**Given task**
Nothing after the line with "var paso = xs.getPixelForValue(1)" belongs in the copy; extract the lines below from the top through that line, pictures left out.

**Provided material**
--- START ---

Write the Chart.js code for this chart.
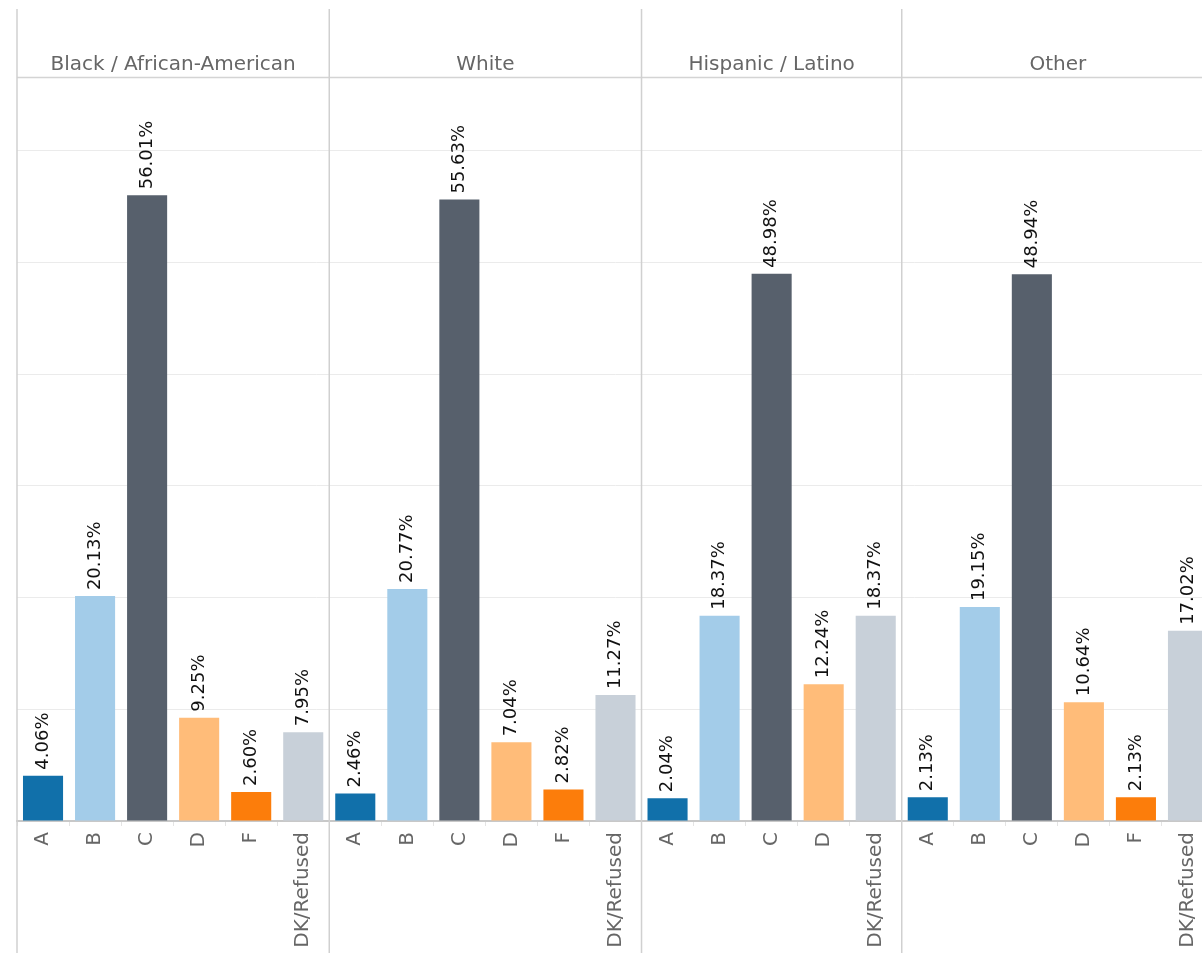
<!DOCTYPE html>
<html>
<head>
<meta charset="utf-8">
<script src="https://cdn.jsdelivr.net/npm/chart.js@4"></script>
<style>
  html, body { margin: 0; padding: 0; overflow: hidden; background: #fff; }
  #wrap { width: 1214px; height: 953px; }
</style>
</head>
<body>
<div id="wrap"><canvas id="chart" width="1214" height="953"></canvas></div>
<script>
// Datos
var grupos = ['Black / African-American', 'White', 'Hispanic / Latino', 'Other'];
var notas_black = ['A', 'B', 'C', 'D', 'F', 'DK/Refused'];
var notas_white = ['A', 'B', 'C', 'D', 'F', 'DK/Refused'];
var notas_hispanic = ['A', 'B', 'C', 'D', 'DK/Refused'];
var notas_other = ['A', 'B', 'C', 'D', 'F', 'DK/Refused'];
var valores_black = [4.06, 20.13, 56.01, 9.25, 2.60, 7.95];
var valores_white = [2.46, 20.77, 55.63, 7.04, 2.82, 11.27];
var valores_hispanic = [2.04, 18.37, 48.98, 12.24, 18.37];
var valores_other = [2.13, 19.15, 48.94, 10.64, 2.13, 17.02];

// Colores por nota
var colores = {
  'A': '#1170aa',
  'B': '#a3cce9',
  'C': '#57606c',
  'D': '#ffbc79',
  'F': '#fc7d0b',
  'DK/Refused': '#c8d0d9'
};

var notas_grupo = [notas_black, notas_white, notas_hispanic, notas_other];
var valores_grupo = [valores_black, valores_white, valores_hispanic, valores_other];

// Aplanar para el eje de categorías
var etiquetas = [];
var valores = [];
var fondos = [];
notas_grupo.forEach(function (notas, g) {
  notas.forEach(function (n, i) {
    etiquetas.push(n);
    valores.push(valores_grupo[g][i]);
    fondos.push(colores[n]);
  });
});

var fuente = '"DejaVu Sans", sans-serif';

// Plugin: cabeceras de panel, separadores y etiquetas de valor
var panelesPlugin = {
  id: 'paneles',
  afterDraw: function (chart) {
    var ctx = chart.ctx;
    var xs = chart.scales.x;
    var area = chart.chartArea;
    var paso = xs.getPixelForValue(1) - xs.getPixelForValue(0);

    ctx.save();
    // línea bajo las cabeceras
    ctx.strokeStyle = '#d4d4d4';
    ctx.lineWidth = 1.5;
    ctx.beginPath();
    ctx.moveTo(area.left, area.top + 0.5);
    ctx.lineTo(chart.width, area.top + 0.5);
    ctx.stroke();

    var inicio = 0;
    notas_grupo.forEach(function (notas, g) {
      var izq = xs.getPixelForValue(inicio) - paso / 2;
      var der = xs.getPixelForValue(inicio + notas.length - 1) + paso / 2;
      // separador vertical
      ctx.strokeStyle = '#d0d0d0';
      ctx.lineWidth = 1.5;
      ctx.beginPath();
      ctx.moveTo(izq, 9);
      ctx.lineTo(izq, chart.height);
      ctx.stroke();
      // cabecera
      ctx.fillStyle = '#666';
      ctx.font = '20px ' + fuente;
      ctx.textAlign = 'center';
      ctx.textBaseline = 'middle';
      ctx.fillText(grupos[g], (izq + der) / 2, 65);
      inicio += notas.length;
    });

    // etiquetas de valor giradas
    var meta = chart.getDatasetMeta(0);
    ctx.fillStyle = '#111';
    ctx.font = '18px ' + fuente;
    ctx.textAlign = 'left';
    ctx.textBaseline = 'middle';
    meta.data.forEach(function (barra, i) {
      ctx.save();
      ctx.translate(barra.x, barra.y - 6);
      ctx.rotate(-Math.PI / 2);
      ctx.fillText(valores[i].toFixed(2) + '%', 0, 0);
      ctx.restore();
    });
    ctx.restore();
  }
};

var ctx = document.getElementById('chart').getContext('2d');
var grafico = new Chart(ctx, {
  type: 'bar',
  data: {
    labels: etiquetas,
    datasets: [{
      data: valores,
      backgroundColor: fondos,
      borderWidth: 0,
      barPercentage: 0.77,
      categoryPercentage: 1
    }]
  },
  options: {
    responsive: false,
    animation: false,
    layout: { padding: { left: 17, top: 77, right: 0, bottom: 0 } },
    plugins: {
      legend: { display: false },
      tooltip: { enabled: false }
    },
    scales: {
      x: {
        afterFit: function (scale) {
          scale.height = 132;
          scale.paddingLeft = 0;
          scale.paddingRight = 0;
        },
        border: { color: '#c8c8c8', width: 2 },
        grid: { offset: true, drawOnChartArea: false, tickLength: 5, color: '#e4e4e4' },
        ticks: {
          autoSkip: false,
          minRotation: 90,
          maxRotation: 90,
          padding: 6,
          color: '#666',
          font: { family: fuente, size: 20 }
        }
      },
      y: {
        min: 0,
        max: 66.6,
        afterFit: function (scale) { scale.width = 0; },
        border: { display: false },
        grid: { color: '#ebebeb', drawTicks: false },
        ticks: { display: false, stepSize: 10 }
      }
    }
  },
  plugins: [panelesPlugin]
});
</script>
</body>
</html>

--- END ---

**Task response**
Write the Chart.js code for this chart.
<!DOCTYPE html>
<html>
<head>
<meta charset="utf-8">
<script src="https://cdn.jsdelivr.net/npm/chart.js@4"></script>
<style>
  html, body { margin: 0; padding: 0; overflow: hidden; background: #fff; }
  #wrap { width: 1214px; height: 953px; }
</style>
</head>
<body>
<div id="wrap"><canvas id="chart" width="1214" height="953"></canvas></div>
<script>
// Datos
var grupos = ['Black / African-American', 'White', 'Hispanic / Latino', 'Other'];
var notas_black = ['A', 'B', 'C', 'D', 'F', 'DK/Refused'];
var notas_white = ['A', 'B', 'C', 'D', 'F', 'DK/Refused'];
var notas_hispanic = ['A', 'B', 'C', 'D', 'DK/Refused'];
var notas_other = ['A', 'B', 'C', 'D', 'F', 'DK/Refused'];
var valores_black = [4.06, 20.13, 56.01, 9.25, 2.60, 7.95];
var valores_white = [2.46, 20.77, 55.63, 7.04, 2.82, 11.27];
var valores_hispanic = [2.04, 18.37, 48.98, 12.24, 18.37];
var valores_other = [2.13, 19.15, 48.94, 10.64, 2.13, 17.02];

// Colores por nota
var colores = {
  'A': '#1170aa',
  'B': '#a3cce9',
  'C': '#57606c',
  'D': '#ffbc79',
  'F': '#fc7d0b',
  'DK/Refused': '#c8d0d9'
};

var notas_grupo = [notas_black, notas_white, notas_hispanic, notas_other];
var valores_grupo = [valores_black, valores_white, valores_hispanic, valores_other];

// Aplanar para el eje de categorías
var etiquetas = [];
var valores = [];
var fondos = [];
notas_grupo.forEach(function (notas, g) {
  notas.forEach(function (n, i) {
    etiquetas.push(n);
    valores.push(valores_grupo[g][i]);
    fondos.push(colores[n]);
  });
});

var fuente = '"DejaVu Sans", sans-serif';

// Plugin: cabeceras de panel, separadores y etiquetas de valor
var panelesPlugin = {
  id: 'paneles',
  afterDraw: function (chart) {
    var ctx = chart.ctx;
    var xs = chart.scales.x;
    var area = chart.chartArea;
    var paso = xs.getPixelForValue(1) - xs.getPixelForValue(0);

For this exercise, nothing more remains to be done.